BYŁO TO O TYLE ZASKAKUJĄCE, ŻE:
- Gmina jako organ prowadzący dla czerech gminnych szkół posiada wszelkie zasoby, żeby korepetycje przeprowadzić we własnym zakresie, finansując odpowiednią formę zajęć fakultatywnych czy wyrównawczych.
- To nauczyciele na co dzień pracujący z uczniami najlepiej wiedzą, jakie są ich zaległości oraz jakiej wiedzy i umiejętności im brakuje. Dodatkowe lekcje prowadzone przez nich byłyby dzięki temu dużo skuteczniejsze.
- Zlecenie korepetycji „na zewnątrz” było swoistym votum nieufności wobec gminnych nauczycieli, tak jakby byli oni nie dość kompetentni, by podołać realizacji „Goślińskich korków”.
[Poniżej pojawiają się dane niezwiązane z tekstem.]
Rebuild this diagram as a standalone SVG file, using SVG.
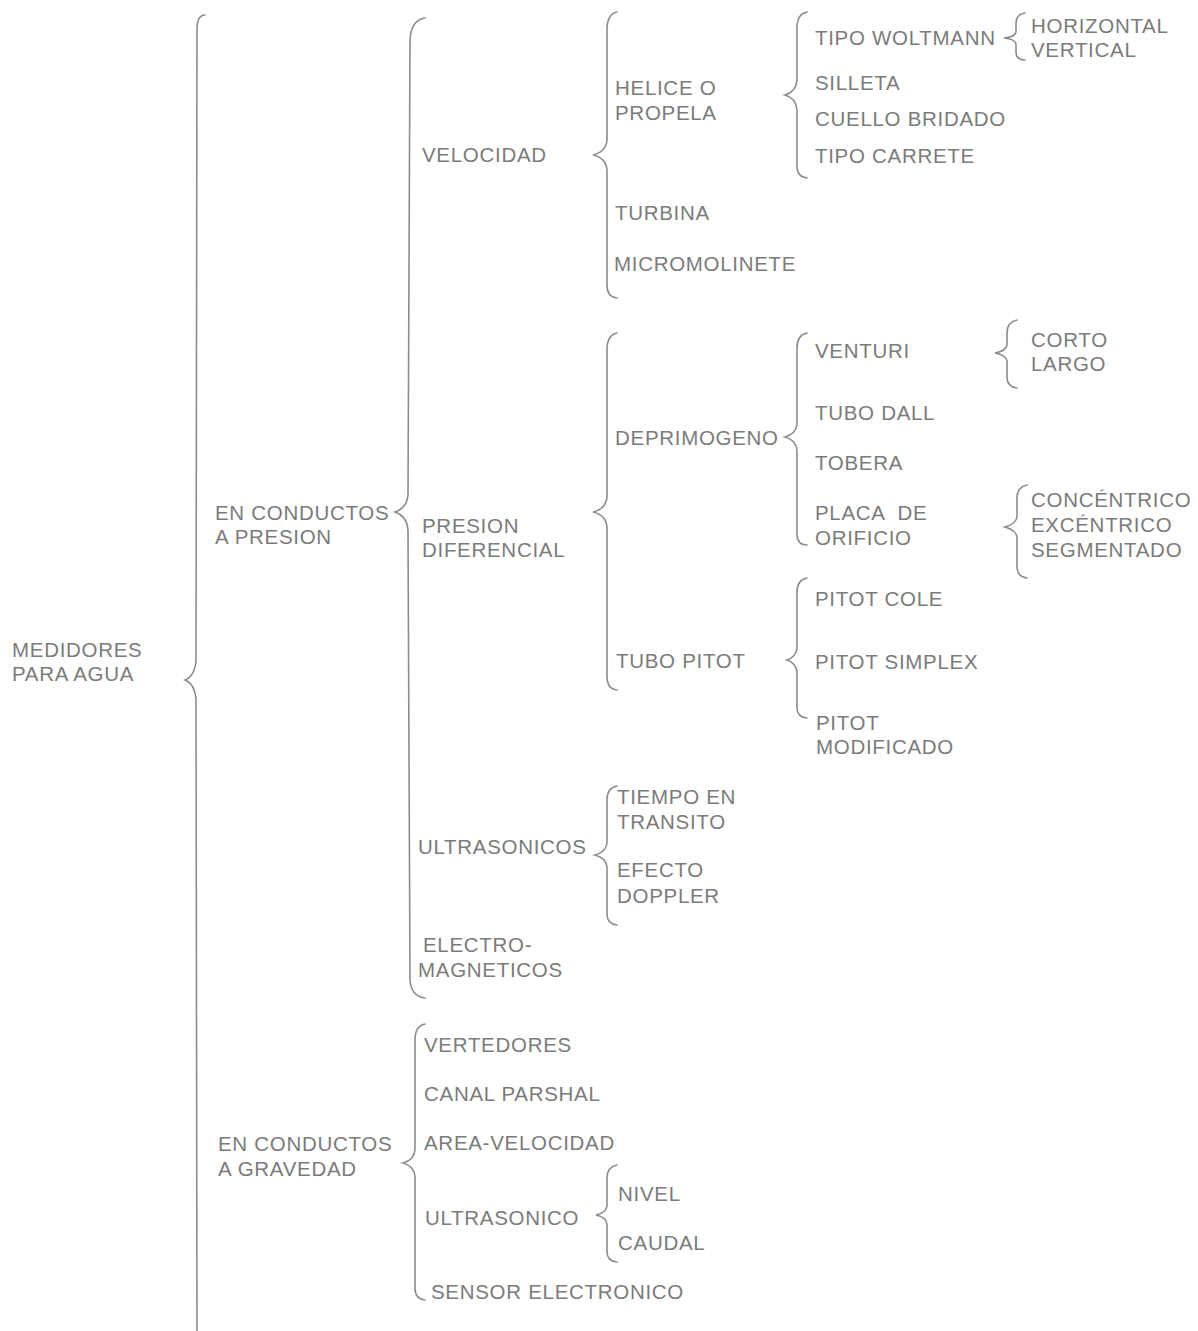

- Podmiot prowadzący korepetycje okazał się nie do końca zewnętrzny. Jego prezesem był (a według dokumentów KRS jest do dzisiaj) Damian Dubina, pracownik urzędu gminy, a prywatnie – kolega Radosława Szpota; następnie obowiązki prezesa przejęła małżonka pana Dubiny.
CO UKRYWA URZĄD?
Od kwietnia ubiegłego roku wraz z radną Justyną Radomską zadałyśmy urzędowi gminy i jego szefostwu szereg pytań o „Goślińskie korki”. Pytałyśmy na posiedzeniach rady miejskiej oraz wysyłałyśmy pytania w trybie dostępu do informacji publicznej. Chciałyśmy otrzymać dane dotyczące finansów i dowiedzieć się, w jakiej skali projekt udało się zrealizować. Jedyne konkrety, jakie zdołałyśmy uzyskać pokazują tylko, że kosztujące prawie 25 tys. zł przedsięwzięcie okazało się klapą. Było tak nietrafione, słabo wypromowane albo nieudolnie zrealizowane, że według danych Instytutu zrealizowano 120 godzin zajęć, a według urzędu – zaledwie 31 z założonych 330!
ILE TO KOSZTOWAŁO?
Ile za to zapłaciła nasza gmina? W kwestii rozliczeń urząd z uporem godnym lepszej sprawy odmawiał udzielenia informacji. W kuriozalny sposób tłumaczył, że to sprawa nieistotna z punktu widzenia interesu publicznego, a gdy te argumenty zmiażdżyło Samorządowe Kolegium Odwoławcze – skierował sprawę do sądu, angażując swojego prawnika i narażając się na koszty. Gdyby sprawa była jasna, transparentna i rozliczona w przyzwoity sposób, z pewnością wszyscy już dawno znalibyśmy koszty „Goślińskich korków”. No bo co tu kryć? Tymczasem cały czas nie wiemy, jaki był faktyczny koszt przeprowadzenia 31 (a może 120?) godzin korepetycji, ile gmina zapłaciła Instytutowi Rozwoju Aktywności oraz czy, kiedy i jaką kwotę owa fundacja mogła później zwrócić do budżetu gminy.
Z pewnością cykl korepetycji z matematyki oraz etyki przydałby się firmującemu przedsięwzięcie zastępcy burmistrza Radosławowi Szpotowi oraz Damianowi i Sandrze Dubinom stojącym na czele fundacji.